Oklahoma punted on its ensuing possession, but they got the ball back when Williams threw incomplete on a fourth-and-14 play. Wilkinson sent in his third-string quarterback, Bennett Watts, and several other reserves, as they were in dire need of quickness at the end of the game. The Irish defense had been stingy all game, and now they needed to step it up even more.
It looked as if Wilkinson had penned a stroke of genius when Watts threw a pass in the direction of Joe Rector that was deflected and then caught by John Pellow, who then rambled 40 yards down to the Irish 36, awakening the stunned crowd. The Sooners were proving that they were not finished, and they were driving for a potential game-tying touchdown. But with less than a minute to play, and with the ball on the Notre Dame 24, Oklahoma’s Dale Sherrod tried to pass to Gautt in the end zone, but Williams, who doubled as a safety on defense, picked off the pass, sealing the victory.

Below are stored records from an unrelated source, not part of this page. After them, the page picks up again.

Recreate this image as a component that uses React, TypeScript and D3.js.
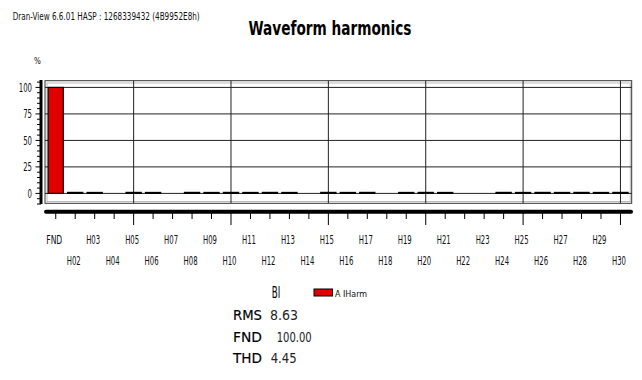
import React from 'react';
import * as d3 from 'd3';

const categories = ['FND','H02','H03','H04','H05','H06','H07','H08','H09','H10','H11','H12','H13','H14','H15','H16','H17','H18','H19','H20','H21','H22','H23','H24','H25','H26','H27','H28','H29','H30'];
const values = [100, 0.95, 0.9, 0, 0.95, 0.9, 0, 0.95, 0.9, 0.95, 0.9, 0.95, 0.9, 0, 0.95, 0.9, 0.95, 0, 0.9, 0.95, 0.9, 0, 0, 0.95, 0.9, 0.95, 0.9, 0.95, 0.9, 0.95];
const yTicks = [0, 25, 50, 75, 100];
const gridCats = ['H05','H10','H15','H20','H25','H30'];
const statLabels = ['RMS', 'FND', 'THD'];
const statValues = ['8.63', '100.00', '4.45'];
const seriesName = 'A IHarm';
const channelName = 'BI';
const title = 'Waveform harmonics';
const header = 'Dran-View 6.6.01 HASP : 1268339432 (4B9952E8h)';

const NARROW = "'Liberation Sans Narrow','Arial Narrow','DejaVu Sans Condensed','Liberation Sans',sans-serif";

export default function App() {
  const frame = { l: 45, r: 631.7, t: 80.7, b: 203.3 };
  const x = d3.scaleBand<string>().domain(categories).range([46, 630.2]).paddingInner(0.22).paddingOuter(0.11);
  const y = d3.scaleLinear().domain([-10, 107]).range([204, 80]);
  const bw = x.bandwidth();
  const cx = (c: string) => (x(c) as number) + bw / 2;
  const minor = d3.range(-10, 106, 5);
  const statY = [320, 341.7, 363];
  const statW = [29, 29, 29];
  const valX = [270, 276.7, 270.7];
  const valW = [28, 35, 26];

  return (
    <svg width={642} height={380} style={{ position: 'absolute', left: 0, top: 0, background: '#fff' }} fontFamily={NARROW}>
      <rect x={0} y={0} width={642} height={380} fill="#fff" />
      <text x={12.7} y={19.5} fontSize={10.5} textLength={187} lengthAdjust="spacingAndGlyphs" fill="#111">{header}</text>
      <text x={330} y={35} fontSize={20} fontWeight="bold" textAnchor="middle" textLength={163} lengthAdjust="spacingAndGlyphs" fill="#000">{title}</text>
      <text x={37.5} y={64} fontSize={8} textAnchor="middle" fill="#111">%</text>

      {/* frame */}
      <rect x={frame.l} y={frame.t} width={frame.r - frame.l} height={frame.b - frame.t} fill="none" stroke="#333" strokeWidth={1} />
      <rect x={frame.l + 2} y={frame.t + 2.3} width={frame.r - frame.l - 3.5} height={frame.b - frame.t - 4} fill="none" stroke="#aaa" strokeWidth={0.8} />

      {/* horizontal grid */}
      {yTicks.map(t => (
        <line key={'hg' + t} x1={frame.l} x2={frame.r} y1={y(t)} y2={y(t)} stroke="#222" strokeWidth={1} />
      ))}
      {/* vertical grid */}
      {gridCats.map(c => (
        <line key={'vg' + c} x1={cx(c)} x2={cx(c)} y1={frame.t} y2={frame.b} stroke="#222" strokeWidth={1} />
      ))}

      {/* bars */}
      {values.map((v, i) => v > 0 ? (
        <rect key={'b' + i} x={x(categories[i])} y={y(v)} width={bw} height={y(0) - y(v)} fill="#e00000" stroke="#000" strokeWidth={1.2} />
      ) : null)}

      {/* y axis */}
      <line x1={41} x2={41} y1={80} y2={204} stroke="#000" strokeWidth={3} />
      {minor.map(t => (
        <line key={'ym' + t} x1={yTicks.includes(t) ? 35.5 : 37} x2={41} y1={y(t)} y2={y(t)} stroke="#000" strokeWidth={1} />
      ))}
      {yTicks.map(t => (
        <text key={'yl' + t} x={32} y={y(t)} dy="0.36em" fontSize={12.5} textAnchor="end" textLength={String(t).length * 4.4} lengthAdjust="spacingAndGlyphs" fill="#111">{t}</text>
      ))}

      {/* x axis */}
      <line x1={46} x2={631} y1={211.7} y2={211.7} stroke="#000" strokeWidth={4} strokeLinecap="round" />
      {categories.map((c, i) => (
        <line key={'xt' + c} x1={cx(c)} x2={cx(c)} y1={213} y2={i > 0 && (i + 1) % 5 === 0 ? 225 : 219} stroke="#000" strokeWidth={1} />
      ))}
      {categories.map((c, i) => (
        <text key={'xl' + c} x={cx(c) - 1.5} y={i % 2 === 0 ? 243.5 : 265} fontSize={12.5} textAnchor="middle" textLength={i === 0 ? 16 : 14} lengthAdjust="spacingAndGlyphs" fill="#111">{c}</text>
      ))}

      {/* legend / stats */}
      <text x={271.7} y={298} fontSize={15} textLength={8.5} lengthAdjust="spacingAndGlyphs" fill="#000">{channelName}</text>
      <rect x={314} y={289} width={18.5} height={7} fill="#e00000" stroke="#000" strokeWidth={1} />
      <text x={335} y={296.5} fontSize={9.5} textLength={32} lengthAdjust="spacingAndGlyphs" fill="#111">{seriesName}</text>
      {statLabels.map((s, i) => (
        <text key={'sl' + s} x={233} y={statY[i]} fontSize={14.5} textLength={statW[i]} lengthAdjust="spacingAndGlyphs" fill="#000" stroke="#000" strokeWidth={0.15}>{s}</text>
      ))}
      {statValues.map((s, i) => (
        <text key={'sv' + i} x={valX[i]} y={statY[i]} fontSize={14.5} textLength={valW[i]} lengthAdjust="spacingAndGlyphs" fill="#222">{s}</text>
      ))}
    </svg>
  );
}
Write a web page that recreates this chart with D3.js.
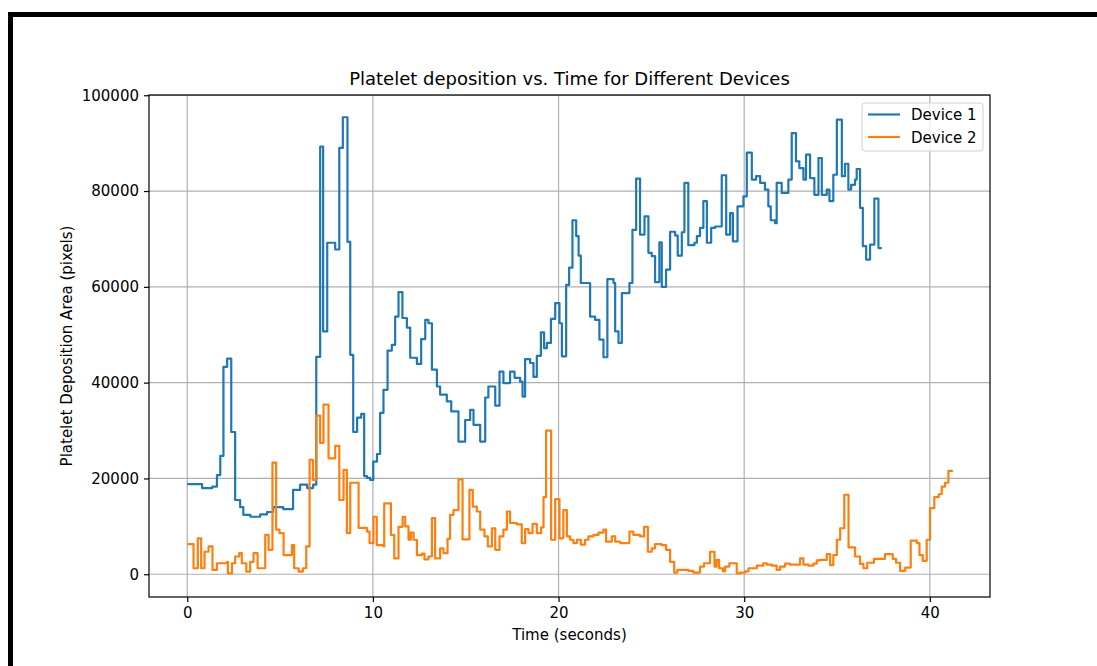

When the dust cleared on this defensive battle, Notre Dame had the 7-0 upset win, ending the longest winning streak in NCAA history. They had been spearheaded by a tenacious defense, which held the Sooners to under 100 yards rushing and less than 50 yards passing, and most importantly, had kept them out of the end zone, suffering their first shutout in 123 games.
As the teams mingled on the field afterward, the sellout crowd gave the Irish a sportsmanlike round of applause for their efforts. Then, as they filed silently out of the stadium, they heard this pronouncement from the public address announcer, “Come back next Saturday folks. That’s when a new winning streak starts.”Afterwards, Wilkinson offered, “I guess we never really had a chance to score during the whole game. They covered our receivers well. We had time to pass, but we couldn’t get anyone open.
We played a fine game, but they played a better one. They were just better than we were today. They deserved to win.”“Oklahoma was a fine team and Bud Wilkinson was a fine coach,” Brennan said, who had spotted something in the Sooners’ game films, “but he was predictable. We prepared for them in detail. We didn’t have a whole lot of speed, we tried to be as basic as possible, and we felt if we could stop their four or five basic plays, we had a chance to win. We knew that Oklahoma might use an unbalanced line and flankers and even some single wing, but we knew, too, that whenever they had to move the ball they went back to their regular split-T, balanced-line offense. So we didn’t do anything too different on defense. We took our basic defense and adjusted it to fit. We played the gaps in their line to close up splits between their linemen and we sent the linebackers in to put pressure on the quarterback. We gave them the flat zone for passes that way, if they could take advantage of it, but we figured we could put enough pressure so that they couldn’t. They didn’t use anything we weren’t expecting.”
Back in South Bend, about 3,000 people greeted the team plane upon its arrival hours after the game, cheering so feverishly that the players were unable to deplane for 20 minutes. When the Irish players got back to campus, another 4,000 fans were waiting to bestow praise on their conquering heroes as the school band repeatedly played the Notre Dame Victory March. And for Monday, classes were cancelled at the university. School president Father Theodore Hesburgh had made the unprecedented decision in the aftermath of the wild celebration that had taken place, reasoning that the students would probably skip classes anyway.